Il paradigma RSC (Reduced Social Cues)
Il primo approccio sistematico alla CMC è nato all’inizio degli anni ‘80 all’interno della psicologia sociale. Questi studi erano orientati a capire l’effetto della CMC all’interno delle organizzazioni, con lo scopo di creare reti di comunicazione interna. Questo faceva sì che l’approccio alla CMC assumesse un punto di vista abbastanza utilitaristico, in quanto l’obbiettivo era di rendere più efficiente possibile la tecnologia all’interno di gruppi di lavoro che erano, quindi, fortemente task-oriented.

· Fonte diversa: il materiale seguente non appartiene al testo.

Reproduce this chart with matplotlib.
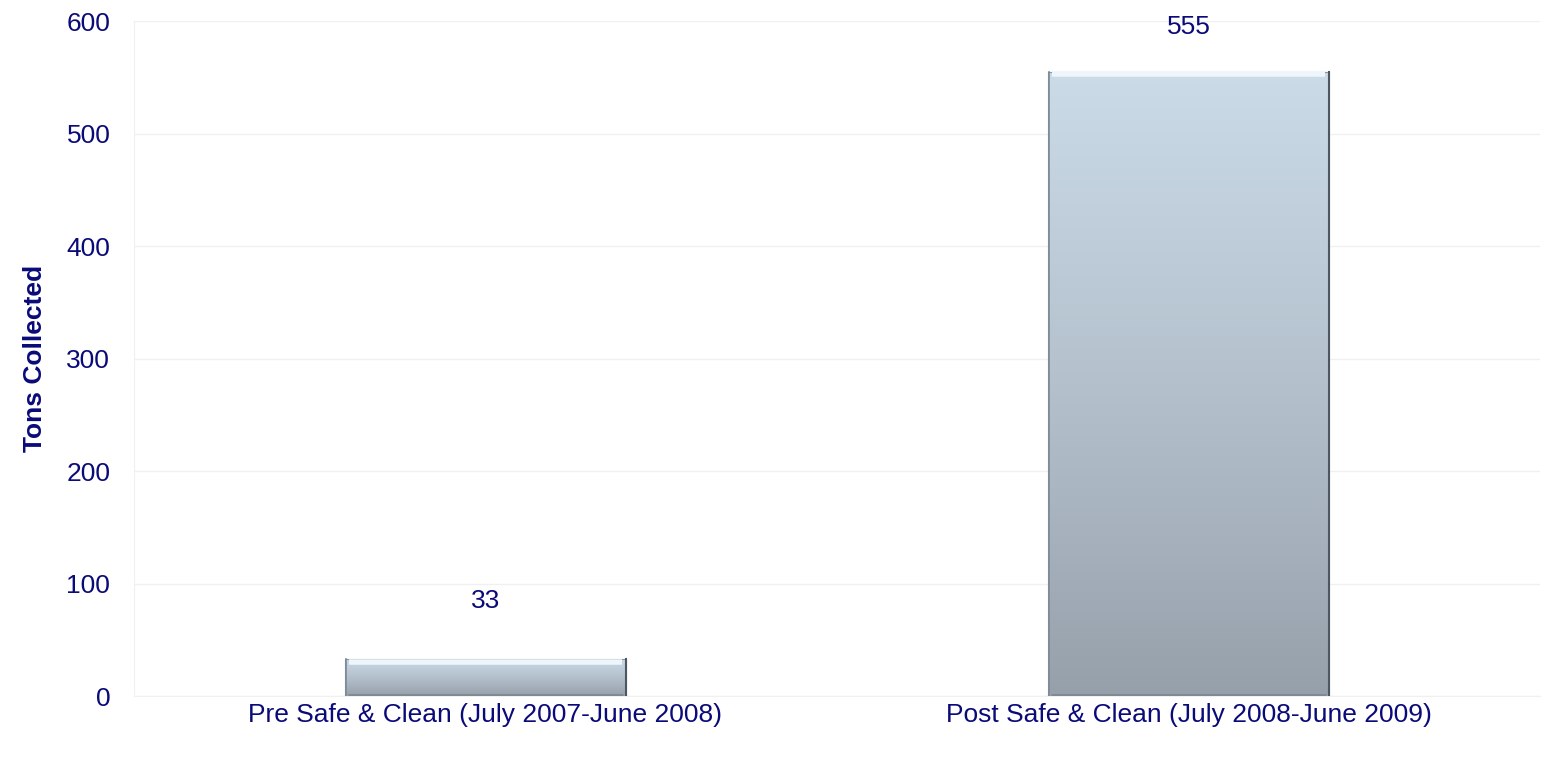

Si presupponeva che gli utilizzatori delle reti aziendali fossero dotati di un preciso scopo produttivo e che, di conseguenza, anche la loro comunicazione fosse orientata all’efficienza organizzativa: se la CMC falliva gli obiettivi, per esempio non si arrivava a prendere una decisione in tempo utile all’interno del gruppo, la colpa veniva data al tipo di tecnologia ed ai suoi effetti intrinseci indesiderati.
L’attenzione, quindi, non era sull’effetto che la CMC aveva avuto sull’esperienza individuale ma su quello avuto sull’efficienza di gruppo, sulla coordinazione al suo interno, sulla gerarchia e sul potere.
Da questi primi studi
sulle reti aziendali, si sviluppò il primo approccio teorico
sistematico denominato Reduced Social Cues (RSC), cioè l’approccio
degli indicatori sociali ridotti o limitati8.
Tale approccio, infatti, assumeva che la CMC, per caratteristiche intrinseche al tipo di tecnologia adottata, poteva offrire una larghezza di banda limitata rispetto alla comunicazione FtF; ciò portava al fatto che molte delle informazioni sugli interlocutori non fossero trasmesse, con la conseguenza che le loro “presenze sociali” nel gruppo ne risultassero ridotte e livellate tra di loro. Si riteneva, inoltre, che la scarsità di informazione relativa al contesto sociale in cui avveniva la comunicazione portasse ad una mancanza di quelle norme comunemente accettate e utili per regolare la comunicazione stessa.
Il paradigma RSC sosteneva, pertanto, che gli effetti della CMC fossero una certa anomia comunicativa, che rendeva la comunicazione difficile, disordinata e spesso incline al litigio (flaming), e una carenza di indicatori sociali, che da un lato rendevano il gruppo più democratico, mancando gli indicatori di status e di potere, ma dall’altro molto povero socialmente.
L’approccio RSC è stato in seguito criticato su più fronti. Per prima cosa si contesta il metodo con cui gli studi sono stati condotti: si trattava spesso di gruppi sperimentali, composti da studenti, che sperimentavano la CMC in laboratorio, senza mai essersi incontrati prima e a cui veniva chiesto di portare a termine un compito. I risultati venivano poi confrontati con quelli ottenuti da un gruppo di controllo che interagiva FtF. Questa situazione era lontana da quella reale in cui la CMC si inseriva in un tessuto sociale già sviluppato con le sue relazioni sociali, i suoi ruoli, che spesso non utilizzava la CMC solo per portare a termine un task aziendale, ma magari la utilizzava per gli scopi più disparati.
L’approccio fu poi accusato di
determinismo tecnologico in quanto faceva derivare la povertà sociale
della comunicazione direttamente dalle caratteristiche intrinseche
della tecnologia, cioè dalla sua ristretta ampiezza di banda,
concependo la presenza sociale solo come una quantità di informazioni
da trasmettere.
8 Gli autori principali di questo approccio sono Kerr e Hiltz, 1982, Computer-Mediated Communication Systems. Status and Evaluation, Academic Press, NY; Kiesler et al., 1984, Social Psycological Aspects of Computer-Mediated Communication, in “America Psycologist”, 39, 10, pp. 1123-1134; e Sproull e Kiesler 1986, Reducing Social context Cues: electronic Mail in Organizational Communication, in “Management Science”, 31, 11, pp. 1492-1512.